Part of SCD’s mission is to also help kids and adults experiencing homelessness through its mentorship program. As Dorsett notes, “There was a lot to learn from being homeless.”
For mentors who have already graduated from high school, the Mentor Catalyst program offers support in their personal lives. “It’s a very important part that we give back to the mentors who help with the teaching,” Dorsett says.
The mentor program, which Dorsett supervises, includes classes on coping with mental health issues that could result from homelessness, along with practical resources and tips. The SCD program will even pay for therapy if the mentor lays out a clear plan.
“After that, they’ll be able to write to us about their plan to take care of themselves,” Dorsett says.

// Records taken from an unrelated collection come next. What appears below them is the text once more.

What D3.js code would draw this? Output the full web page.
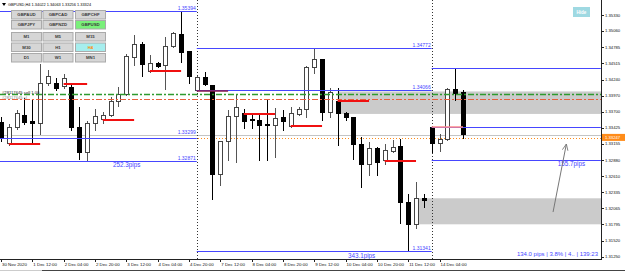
<!doctype html>
<html>
<head>
<meta charset="UTF-8">
<title>GBPUSD,H4</title>
<script src="https://cdn.jsdelivr.net/npm/d3@7"></script>
<style>
  html, body { margin: 0; padding: 0; background: #fff; }
  svg { display: block; font-family: "Liberation Sans", Arial, sans-serif; }
</style>
</head>
<body>
<div id="chart"></div>
<script>
// H4 bars, first one is 30 Nov 2020 20:00
var open  = [1.33524,1.33169,1.33439,1.33642,1.33541,1.33507,1.34182,1.34182,1.34132,1.34115,
             1.33439,1.33017,1.33507,1.33574,1.33642,1.33878,1.33996,1.34621,1.34840,1.34385,
             1.34520,1.34486,1.34807,1.35009,1.34722,1.34066,1.34283,1.34148,1.32646,1.33203,
             1.33625,1.33676,1.33574,1.33558,1.33482,1.33473,1.33608,1.33456,1.33659,1.33743,
             1.34452,1.34587,1.33693,1.33878,1.33676,1.33608,1.33152,1.32815,1.33085,1.32882,
             1.33034,1.33119,1.32173,1.31802,1.32241,1.33439,1.33169,1.33237,1.34081,1.34022];
var high  = [1.33608,1.33490,1.33726,1.33929,1.33895,1.34503,1.34402,1.34267,1.34334,1.34165,
             1.33777,1.33541,1.33743,1.33693,1.33946,1.34115,1.34672,1.34992,1.34874,1.34655,
             1.34537,1.34959,1.35043,1.35394,1.34722,1.34300,1.34368,1.34148,1.33203,1.33726,
             1.33996,1.33743,1.33642,1.33676,1.33912,1.33760,1.33726,1.33777,1.33777,1.34469,
             1.34772,1.34587,1.34098,1.34098,1.33693,1.33608,1.33271,1.33186,1.33102,1.33152,
             1.33220,1.33237,1.32308,1.32511,1.32308,1.33439,1.33321,1.34098,1.34440,1.34063];
var low   = [1.33203,1.33136,1.33406,1.33490,1.33169,1.33321,1.34148,1.34064,1.34098,1.33389,
             1.32899,1.32871,1.33389,1.33507,1.33625,1.33794,1.33980,1.34486,1.34300,1.34368,
             1.34452,1.34081,1.34790,1.34537,1.34182,1.34047,1.34148,1.32224,1.32460,1.32882,
             1.32849,1.33423,1.33423,1.32882,1.32882,1.32933,1.33389,1.33439,1.33642,1.33608,
             1.34351,1.33558,1.33608,1.33136,1.33558,1.32899,1.32427,1.32629,1.32629,1.32815,
             1.33017,1.31819,1.31341,1.31735,1.32089,1.33017,1.33034,1.33220,1.33895,1.33256];
var close = [1.33254,1.33439,1.33676,1.33524,1.33507,1.34182,1.34300,1.34098,1.34267,1.33439,
             1.33017,1.33507,1.33625,1.33642,1.33878,1.33996,1.34638,1.34840,1.34503,1.34520,
             1.34469,1.34807,1.35026,1.34705,1.34300,1.34283,1.34165,1.32646,1.33203,1.33625,
             1.33777,1.33541,1.33558,1.33473,1.33473,1.33591,1.33541,1.33676,1.33743,1.34452,
             1.34587,1.33693,1.34030,1.33676,1.33608,1.33152,1.32815,1.33085,1.32849,1.33051,
             1.33102,1.32173,1.31802,1.32241,1.32207,1.33169,1.33237,1.34081,1.34013,1.33324];

var tickBars   = [0,4,8,12,16,20,24,28,32,36,40,44,48,52,56];
var tickLabels = ["30 Nov 2020","1 Dec 12:00","2 Dec 04:00","2 Dec 20:00","3 Dec 12:00",
                  "4 Dec 04:00","4 Dec 20:00","7 Dec 12:00","8 Dec 04:00","8 Dec 20:00",
                  "9 Dec 12:00","10 Dec 04:00","10 Dec 20:00","11 Dec 12:00","14 Dec 04:00"];
var priceTicks = [1.35330,1.35060,1.34785,1.34515,1.34240,1.33970,1.33700,1.33425,
                  1.33155,1.32880,1.32610,1.32335,1.32065,1.31795,1.31520,1.31250];

// weekly range lines
var weekFrom = [-0.3, 25, 55];
var weekTo   = [25, 55, 76.6];
var weekHigh = [1.35394, 1.34772, 1.34440];
var weekOpen = [1.33249, 1.34066, 1.33439];
var weekLow  = [1.32871, 1.31341, 1.32883];
var pipsBar  = [14.3, 44.3, 71.1];
var separators = [25, 55];
var labelPrices = [1.35394, 1.33299, 1.32871, 1.34772, 1.34066, 1.31341];
var labelBars   = [25, 25, 25, 55, 55, 55];

// zones
var zoneFrom   = [43, 53.4];
var zoneTop    = [1.34040, 1.32236];
var zoneBottom = [1.33660, 1.31797];

// short red levels
var redFrom  = [1, 8, 13, 19, 31, 37, 43, 49];
var redTo    = [5, 11, 17, 23, 35, 41, 47, 53];
var redPrice = [1.33169, 1.34182, 1.33574, 1.34396, 1.33676, 1.33473, 1.33895, 1.32882];

var greyLevel = 1.33299, orangeLevel = 1.33247;
var tradeOpen = 1.33995, tradeSL = 1.33907;
var arrowBars = [70.5, 72.2], arrowPrices = [1.32004, 1.33152];

var pairs = ["GBPAUD","GBPCAD","GBPCHF","GBPJPY","GBPNZD","GBPUSD"];
var periods = ["M1","M5","M15","M30","H1","H4","D1","W1","MN1"];

var W = 625, H = 271, right = 601, bottom = 259;
var blue = "#4646ff";

var x = d3.scaleLinear().domain([0, 59]).range([1, 463]);
var y = d3.scaleLinear().domain([1.312113, 1.355832]).range([bottom, 0]);
function py(p) { return Math.round(y(p)) + 0.5; }
function px(i) { return Math.round(x(i)) + 0.5; }
function cx(i) { return Math.max(0, Math.min(right, x(i))); }

var svg = d3.select("#chart").append("svg").attr("width", W).attr("height", H);
svg.append("rect").attr("width", W).attr("height", H).attr("fill", "#fff");

var plot = svg.append("g");
var bars = d3.range(open.length);

// zones behind everything
plot.selectAll(".zone").data(zoneFrom).join("rect")
  .attr("x", d => x(d)).attr("width", (d) => right - x(d))
  .attr("y", (d, i) => y(zoneTop[i]))
  .attr("height", (d, i) => y(zoneBottom[i]) - y(zoneTop[i]))
  .attr("fill", "#cbcbcb");

// full-width levels
plot.append("line").attr("x1", 0).attr("x2", right)
  .attr("y1", py(greyLevel)).attr("y2", py(greyLevel))
  .attr("stroke", "#c4c4c4");
plot.append("line").attr("x1", 0).attr("x2", right)
  .attr("y1", py(orangeLevel)).attr("y2", py(orangeLevel))
  .attr("stroke", "#ff8c1a").attr("stroke-dasharray", "1,2");

// week separators
plot.selectAll(".sep").data(separators).join("line")
  .attr("x1", d => px(d)).attr("x2", d => px(d))
  .attr("y1", 0).attr("y2", bottom)
  .attr("stroke", "#333").attr("stroke-dasharray", "1,2");

// candles
plot.selectAll(".wick").data(bars).join("line")
  .attr("x1", d => px(d)).attr("x2", d => px(d))
  .attr("y1", d => Math.round(y(high[d]))).attr("y2", d => Math.round(y(low[d])) + 1)
  .attr("stroke", d => close[d] >= open[d] ? "#555" : "#000");
plot.selectAll(".body").data(bars).join("rect")
  .attr("x", d => Math.round(x(d)) - 2 + 0.5)
  .attr("width", 4)
  .attr("y", d => py(Math.max(open[d], close[d])))
  .attr("height", d => Math.max(1, Math.round(y(Math.min(open[d], close[d]))) - Math.round(y(Math.max(open[d], close[d])))))
  .attr("fill", d => close[d] >= open[d] ? "#fff" : "#000")
  .attr("stroke", d => close[d] >= open[d] ? "#444" : "#000");

// trade lines
plot.append("line").attr("x1", 0).attr("x2", right)
  .attr("y1", py(tradeOpen)).attr("y2", py(tradeOpen))
  .attr("stroke", "#2f9a2f").attr("stroke-width", 1.3).attr("stroke-dasharray", "6,2,2,2");
plot.append("line").attr("x1", 0).attr("x2", right)
  .attr("y1", py(tradeSL)).attr("y2", py(tradeSL))
  .attr("stroke", "#e8603c").attr("stroke-dasharray", "6,2,2,2");

// weekly high / open / low
[weekHigh, weekOpen, weekLow].forEach(function(arr) {
  plot.selectAll(null).data(arr).join("line")
    .attr("x1", (d, i) => cx(weekFrom[i])).attr("x2", (d, i) => cx(weekTo[i]))
    .attr("y1", d => py(d)).attr("y2", d => py(d))
    .attr("stroke", blue);
});

// red levels
plot.selectAll(".red").data(redPrice).join("line")
  .attr("x1", (d, i) => x(redFrom[i])).attr("x2", (d, i) => x(redTo[i]))
  .attr("y1", d => Math.round(y(d)) + 1).attr("y2", d => Math.round(y(d)) + 1)
  .attr("stroke", "#f01010").attr("stroke-width", 2);
plot.append("line").attr("x1", x(25)).attr("x2", x(29))
  .attr("y1", py(weekOpen[1]) + 0.5).attr("y2", py(weekOpen[1]) + 0.5)
  .attr("stroke", "#8a1848").attr("stroke-width", 1.5);
plot.append("line").attr("x1", x(55)).attr("x2", x(59))
  .attr("y1", py(weekOpen[2]) - 0.5).attr("y2", py(weekOpen[2]) - 0.5)
  .attr("stroke", "#ff8a8a").attr("stroke-width", 1.5);

// level labels
plot.selectAll(".lvl").data(labelPrices).join("text")
  .attr("x", (d, i) => x(labelBars[i]) - 1).attr("y", d => y(d) - 1)
  .attr("text-anchor", "end").attr("font-size", 5).attr("fill", blue)
  .text(d => d.toFixed(5));
plot.selectAll(".pips").data(weekHigh).join("text")
  .attr("x", (d, i) => x(pipsBar[i])).attr("y", (d, i) => y(weekLow[i]) + 6.5)
  .attr("font-size", 6.3).attr("fill", blue)
  .text((d, i) => ((d - weekLow[i]) * 10000).toFixed(1) + "pips");
plot.append("text").attr("x", 598).attr("y", 255.5).attr("text-anchor", "end")
  .attr("font-size", 6).attr("fill", blue)
  .text("134.0 pips | 3.8% | 4.. | 139:23");

// trade labels
plot.append("text").attr("x", 2).attr("y", py(tradeOpen) - 0.5)
  .attr("font-size", 4.2).attr("fill", "#222").text("#28117645 sell 1.00");
plot.append("text").attr("x", 2).attr("y", py(tradeSL) - 0.5)
  .attr("font-size", 4.2).attr("fill", "#888").text("#28117645 sl");

// arrow
svg.append("defs").append("marker").attr("id", "ah")
  .attr("viewBox", "0 0 10 10").attr("refX", 9).attr("refY", 5)
  .attr("markerWidth", 7).attr("markerHeight", 7).attr("orient", "auto")
  .append("path").attr("d", "M0,1 L9,5 L0,9").attr("fill", "none").attr("stroke", "#777").attr("stroke-width", 1.2);
plot.append("line")
  .attr("x1", x(arrowBars[0])).attr("y1", y(arrowPrices[0]))
  .attr("x2", x(arrowBars[1])).attr("y2", y(arrowPrices[1]))
  .attr("stroke", "#777").attr("marker-end", "url(#ah)");

// axes frame
svg.append("line").attr("x1", right + 0.5).attr("x2", right + 0.5).attr("y1", 0).attr("y2", bottom + 1)
  .attr("stroke", "#222");
svg.append("line").attr("x1", 0).attr("x2", right).attr("y1", bottom + 0.5).attr("y2", bottom + 0.5)
  .attr("stroke", "#222");

// price axis
var pa = svg.append("g");
pa.selectAll("line").data(priceTicks).join("line")
  .attr("x1", right).attr("x2", right + 3).attr("y1", d => py(d)).attr("y2", d => py(d))
  .attr("stroke", "#222");
pa.selectAll("text").data(priceTicks).join("text")
  .attr("x", right + 4).attr("y", d => y(d) + 1.5)
  .attr("font-size", 4.2).attr("fill", "#111").text(d => d.toFixed(5));
pa.append("rect").attr("x", right + 1).attr("y", y(orangeLevel) - 4.5)
  .attr("width", W - right - 1).attr("height", 7).attr("fill", "#ff8c1a");
pa.append("text").attr("x", right + 4).attr("y", y(orangeLevel) + 1)
  .attr("font-size", 4.2).attr("fill", "#fff").text(orangeLevel.toFixed(5));

// time axis
var ta = svg.append("g");
ta.selectAll("line").data(tickBars).join("line")
  .attr("x1", d => px(d)).attr("x2", d => px(d)).attr("y1", bottom).attr("y2", bottom + 3)
  .attr("stroke", "#222");
ta.selectAll("text").data(tickLabels).join("text")
  .attr("x", (d, i) => x(tickBars[i]) + 1).attr("y", bottom + 6.5)
  .attr("font-size", 4.4).attr("fill", "#111").text(d => d);
svg.append("line").attr("x1", 0).attr("x2", 42).attr("y1", 270.5).attr("y2", 270.5).attr("stroke", "#ccc");
svg.append("line").attr("x1", 42).attr("x2", W).attr("y1", 270.5).attr("y2", 270.5).attr("stroke", "#444");

// header
var last = open.length - 1;
svg.append("path").attr("d", "M2,3 L6,3 L4,6 Z").attr("fill", "#000");
svg.append("text").attr("x", 8).attr("y", 5.8).attr("font-size", 3.9).attr("fill", "#000")
  .text("GBPUSD,H4  " + [open[last], high[last], low[last], close[last]].map(d => d.toFixed(5)).join(" "));

// button panel
var colX = [11, 42.5, 75], colW = 30;
var panel = svg.append("g").attr("font-weight", "bold").attr("font-size", 4.3).attr("text-anchor", "middle");
var btns = [];
pairs.forEach(function(p, i) { btns.push({t: p, c: i % 3, y: [10, 20][Math.floor(i / 3)]}); });
periods.forEach(function(p, i) { btns.push({t: p, c: i % 3, y: [32, 42.5, 53][Math.floor(i / 3)]}); });
panel.selectAll("rect").data(btns).join("rect")
  .attr("x", d => colX[d.c] + 0.5).attr("y", d => d.y + 0.5).attr("width", colW).attr("height", 8.5)
  .attr("fill", d => d.t == "GBPUSD" ? "#7af07a" : d.t == "H4" ? "#a6eeee" : "#d6d6d6")
  .attr("stroke", "#aaa");
panel.selectAll("text").data(btns).join("text")
  .attr("x", d => colX[d.c] + colW / 2 + 0.5).attr("y", d => d.y + 6.3)
  .attr("fill", d => d.t == "H4" ? "#ff8c00" : "#3a3a3a").text(d => d.t);

// hide button
svg.append("rect").attr("x", 573).attr("y", 7).attr("width", 17).attr("height", 10).attr("fill", "#9fd9e2");
svg.append("text").attr("x", 581.5).attr("y", 13.8).attr("text-anchor", "middle")
  .attr("font-size", 4.5).attr("font-weight", "bold").attr("fill", "#fff").text("Hide");
</script>
</body>
</html>
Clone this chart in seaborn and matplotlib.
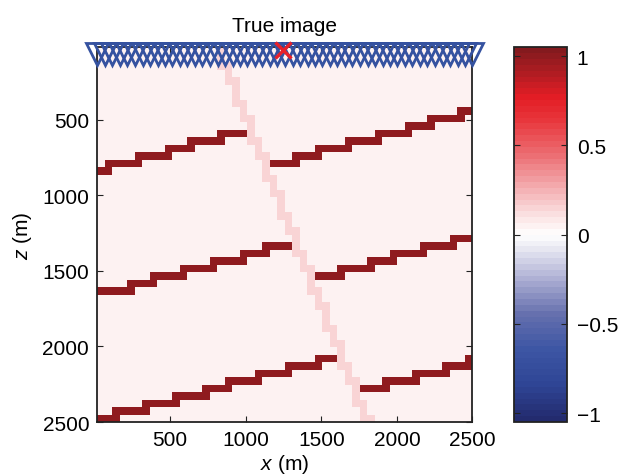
import numpy as np
import matplotlib
matplotlib.use('Agg')
import matplotlib.pyplot as plt
from matplotlib.colors import LinearSegmentedColormap
import seaborn as sns

# model grid, metres
x_first, x_last = 20, 2500
z_first, z_last = 20, 2500
n_cols, n_rows = 50, 50

background_value = 0.04
fault_value = 0.16
reflector_value = 1.0

# fault cells: column and first/last row of each run
fault_col = [16, 17, 18, 19, 20, 21, 22, 23, 24, 25, 26, 27, 28, 29, 30, 31, 32, 33, 34, 35, 36]
fault_row_top = [0, 2, 4, 7, 9, 12, 14, 17, 19, 22, 24, 27, 29, 32, 34, 37, 39, 42, 44, 47, 49]
fault_row_bot = [2, 4, 7, 9, 12, 14, 17, 19, 22, 24, 27, 29, 32, 34, 37, 39, 42, 44, 47, 49, 49]

# reflector steps: (row, first column, last column)
reflector_top = [(16, 0, 1), (15, 1, 5), (14, 5, 9), (13, 9, 12), (12, 12, 16), (11, 16, 19),
                 (15, 23, 26), (14, 26, 29), (13, 29, 33), (12, 33, 37), (11, 37, 41),
                 (10, 41, 44), (9, 44, 48), (8, 48, 49)]
reflector_mid = [(32, 0, 4), (31, 4, 7), (30, 7, 11), (29, 11, 15), (28, 15, 19), (27, 19, 22),
                 (26, 22, 25),
                 (30, 29, 32), (29, 32, 36), (28, 36, 39), (27, 39, 43), (26, 43, 47), (25, 47, 49)]
reflector_bot = [(49, 0, 2), (48, 2, 6), (47, 6, 10), (46, 10, 14), (45, 14, 17), (44, 17, 21),
                 (43, 21, 25), (42, 25, 29), (41, 29, 31),
                 (45, 35, 38), (44, 38, 42), (43, 42, 46), (42, 46, 49), (41, 49, 49)]

# acquisition
receiver_x = [20, 70, 119, 169, 218, 268, 318, 367, 417, 466, 516, 566, 615, 665, 714, 764,
              814, 863, 913, 962, 1012, 1062, 1111, 1161, 1210, 1260, 1310, 1359, 1409, 1458,
              1508, 1558, 1607, 1657, 1706, 1756, 1806, 1855, 1905, 1954, 2004, 2054, 2103,
              2153, 2202, 2252, 2302, 2351, 2401, 2450, 2500]
receiver_z = 62
source_x, source_z = 1250, 40

x_ticks = [500, 1000, 1500, 2000, 2500]
z_ticks = [500, 1000, 1500, 2000, 2500]
cbar_ticks = [-1, -0.5, 0, 0.5, 1]

img = np.full((n_rows, n_cols), background_value)
for c, r0, r1 in zip(fault_col, fault_row_top, fault_row_bot):
    img[r0:r1 + 1, c] = fault_value
for refl in [reflector_top, reflector_mid, reflector_bot]:
    for r, c0, c1 in refl:
        img[r, c0:c1 + 1] = reflector_value

cmap_pts = [(-1.05, '#232b6e'), (-0.85, '#2f4595'), (-0.65, '#3d56a4'), (-0.45, '#6670ae'),
            (-0.25, '#aeb0d4'), (-0.08, '#e8e8f2'), (0.0, '#ffffff'), (0.1, '#fbe4e5'),
            (0.25, '#f4b3b6'), (0.45, '#ec6f74'), (0.65, '#e8363c'), (0.78, '#e31d25'),
            (0.92, '#b01c22'), (1.05, '#841a1e')]
cmap = LinearSegmentedColormap.from_list(
    'rwb', [((v + 1.05) / 2.1, c) for v, c in cmap_pts], N=64)

plt.rcParams['font.family'] = ['Liberation Sans', 'DejaVu Sans']
plt.rcParams['mathtext.fontset'] = 'custom'
plt.rcParams['mathtext.it'] = 'Liberation Sans:italic'
plt.rcParams['mathtext.rm'] = 'Liberation Sans'

fig = plt.figure(figsize=(6.19, 4.77), dpi=100)
ax = fig.add_axes([0.1575, 0.1132, 0.6058, 0.7855])
cax = fig.add_axes([0.8304, 0.1132, 0.0856, 0.7855])

sns.heatmap(img, ax=ax, cmap=cmap, vmin=-1.05, vmax=1.05, cbar_ax=cax,
            xticklabels=False, yticklabels=False)

dx = (x_last - x_first) / n_cols
dz = (z_last - z_first) / n_rows
def xi(x):
    return (np.asarray(x) - x_first) / dx
def zi(z):
    return (np.asarray(z) - z_first) / dz

ax.plot(xi(receiver_x), zi([receiver_z] * len(receiver_x)), 'v', ls='none',
        mfc='none', mec='#3552a0', ms=16, mew=2.0, clip_on=False, zorder=5)
ax.plot(xi([source_x]), zi([source_z]), 'x', ls='none', color='#e8202a',
        ms=11, mew=2.4, clip_on=False, zorder=6)

ax.set_xticks(xi(x_ticks))
ax.set_xticklabels([str(t) for t in x_ticks])
ax.set_yticks(zi(z_ticks))
ax.set_yticklabels([str(t) for t in z_ticks], rotation=0)
ax.tick_params(direction='in', top=True, right=True, length=4, width=0.8,
               labelsize=15, pad=6, color='#222222')
for s in ax.spines.values():
    s.set_visible(True)
    s.set_linewidth(1.3)
    s.set_color('#222222')
ax.set_xlabel('$x$ (m)', fontsize=15, labelpad=2)
ax.set_ylabel('$z$ (m)', fontsize=15, labelpad=6)
ax.set_title('True image', fontsize=15, pad=12)

cb = ax.collections[0].colorbar
cb.set_ticks(cbar_ticks)
cb.set_ticklabels(['\u22121', '\u22120.5', '0', '0.5', '1'])
cb.outline.set_visible(True)
cb.outline.set_linewidth(1.3)
cb.outline.set_edgecolor('#222222')
cax.tick_params(direction='in', left=True, right=True, length=4, width=0.8,
                labelsize=15, pad=7, color='#222222')

fig.savefig('out.png', dpi=100)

In addition, SCD Enrichment partners with various nonprofits — like Joy as Resistance — that support gay and lesbian youth, according to Dorsett. Those connections can help both students and mentors.
“We also have tons of food shelters that we work with, tons of mental health and support workers at schools,” he adds. “So we’ll connect students directly and say, ‘Hey, we have a student that’s talking to us about these problems.'” SCD Enrichment will then work with schools and the counselors to “bridge the gap” and make sure the student “feels sure” about getting help and knowing what they need.
“I often think of how many students are in a situation similar to mine and what SCD could mean to them,” Dorsett says. “The resources I gained along the way have been invaluable, and working for SCD, I hope to have even half the impact on a student’s life that Shalelia and the program have had on me.”